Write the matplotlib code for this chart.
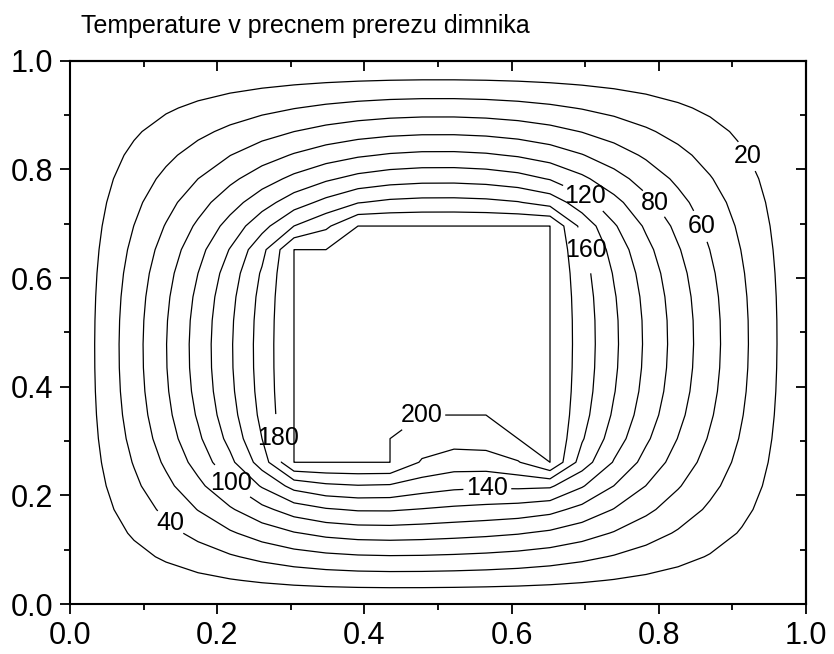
import numpy as np
import matplotlib
matplotlib.use("Agg")
import matplotlib.pyplot as plt
from matplotlib.path import Path
from matplotlib.ticker import MultipleLocator, FormatStrFormatter

plt.rcParams["font.family"] = ["Liberation Sans", "DejaVu Sans"]

# mreza tock (korak 1/23), stena dimnika na 0, notranjost na 200
n_nodes = 24
t_wall = 0.0
t_hot = 200.0

# rob vrocega dela (odcitano s slike)
hot_x = [0.304, 0.435, 0.435, 0.478, 0.565, 0.652, 0.652, 0.391, 0.348, 0.304]
hot_y = [0.261, 0.261, 0.304, 0.348, 0.348, 0.261, 0.696, 0.696, 0.652, 0.652]

levels = [20, 40, 60, 80, 100, 120, 140, 160, 180, 200]

# kje so napisi izolinij
label_x = [0.921, 0.700, 0.795, 0.858, 0.702, 0.478, 0.285, 0.220, 0.567, 0.139]
label_y = [0.825, 0.753, 0.739, 0.696, 0.652, 0.346, 0.306, 0.225, 0.212, 0.155]

# --- Laplaceova enacba na mrezi ---
xs = np.linspace(0, 1, n_nodes)
X, Y = np.meshgrid(xs, xs)
pts = np.column_stack([X.ravel(), Y.ravel()])
poly = Path(np.column_stack([hot_x, hot_y]))
hot = poly.contains_points(pts, radius=0.01) | poly.contains_points(pts, radius=-0.01)
hot = hot.reshape(X.shape)
edge = np.zeros_like(hot)
edge[0, :] = edge[-1, :] = edge[:, 0] = edge[:, -1] = True

T = np.where(hot, t_hot, t_wall).astype(float)
fixed = hot | edge
for _ in range(5000):
    avg = 0.25 * (np.roll(T, 1, 0) + np.roll(T, -1, 0) + np.roll(T, 1, 1) + np.roll(T, -1, 1))
    T = np.where(fixed, T, avg)

fig = plt.figure(figsize=(8.34, 6.54), dpi=100)
ax = fig.add_axes([70/834, 1-604/654, 736/834, 543.3/654])

draw_levels = [lv if lv < t_hot else t_hot - 0.01 for lv in levels]
cs = ax.contour(X, Y, T, levels=draw_levels, colors="black", linewidths=0.9)
texts = ax.clabel(cs, manual=list(zip(label_x, label_y)), inline=True,
                  fontsize=18, fmt=lambda v: f"{v:.0f}", inline_spacing=3)
for t in texts:
    t.set_rotation(0)

ax.set_xlim(0, 1)
ax.set_ylim(0, 1)
ax.xaxis.set_major_locator(MultipleLocator(0.2))
ax.yaxis.set_major_locator(MultipleLocator(0.2))
ax.xaxis.set_minor_locator(MultipleLocator(0.1))
ax.yaxis.set_minor_locator(MultipleLocator(0.1))
ax.xaxis.set_major_formatter(FormatStrFormatter("%.1f"))
ax.yaxis.set_major_formatter(FormatStrFormatter("%.1f"))
ax.tick_params(which="both", direction="out", top=False, right=False,
               labelsize=22, width=1.3)
ax.tick_params(which="major", length=7, pad=5)
ax.tick_params(which="minor", length=4)
for sp in ax.spines.values():
    sp.set_linewidth(1.5)

# zgoraj in desno crtice navznoter
sx = ax.secondary_xaxis("top")
sy = ax.secondary_yaxis("right")
for sec, axis in ((sx, sx.xaxis), (sy, sy.yaxis)):
    axis.set_major_locator(MultipleLocator(0.2))
    axis.set_minor_locator(MultipleLocator(0.1))
    sec.tick_params(which="both", direction="in", width=1.3,
                    labeltop=False, labelright=False, labelbottom=False, labelleft=False)
    sec.tick_params(which="major", length=7)
    sec.tick_params(which="minor", length=4)
    for sp in sec.spines.values():
        sp.set_linewidth(1.5)

fig.text(81/834, 1-33/654, "Temperature v precnem prerezu dimnika",
         fontsize=18, ha="left", va="baseline")

fig.savefig("out.png", dpi=100)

^^^^^^^^^^^^^^^^

• Your task: Reproduce the data above word for word from its first line through the line that holds "T = np.where(fixed, T, avg)", both ends included; skip pictures.

• Expected output:
Write the matplotlib code for this chart.
import numpy as np
import matplotlib
matplotlib.use("Agg")
import matplotlib.pyplot as plt
from matplotlib.path import Path
from matplotlib.ticker import MultipleLocator, FormatStrFormatter

plt.rcParams["font.family"] = ["Liberation Sans", "DejaVu Sans"]

# mreza tock (korak 1/23), stena dimnika na 0, notranjost na 200
n_nodes = 24
t_wall = 0.0
t_hot = 200.0

# rob vrocega dela (odcitano s slike)
hot_x = [0.304, 0.435, 0.435, 0.478, 0.565, 0.652, 0.652, 0.391, 0.348, 0.304]
hot_y = [0.261, 0.261, 0.304, 0.348, 0.348, 0.261, 0.696, 0.696, 0.652, 0.652]

levels = [20, 40, 60, 80, 100, 120, 140, 160, 180, 200]

# kje so napisi izolinij
label_x = [0.921, 0.700, 0.795, 0.858, 0.702, 0.478, 0.285, 0.220, 0.567, 0.139]
label_y = [0.825, 0.753, 0.739, 0.696, 0.652, 0.346, 0.306, 0.225, 0.212, 0.155]

# --- Laplaceova enacba na mrezi ---
xs = np.linspace(0, 1, n_nodes)
X, Y = np.meshgrid(xs, xs)
pts = np.column_stack([X.ravel(), Y.ravel()])
poly = Path(np.column_stack([hot_x, hot_y]))
hot = poly.contains_points(pts, radius=0.01) | poly.contains_points(pts, radius=-0.01)
hot = hot.reshape(X.shape)
edge = np.zeros_like(hot)
edge[0, :] = edge[-1, :] = edge[:, 0] = edge[:, -1] = True

T = np.where(hot, t_hot, t_wall).astype(float)
fixed = hot | edge
for _ in range(5000):
    avg = 0.25 * (np.roll(T, 1, 0) + np.roll(T, -1, 0) + np.roll(T, 1, 1) + np.roll(T, -1, 1))
    T = np.where(fixed, T, avg)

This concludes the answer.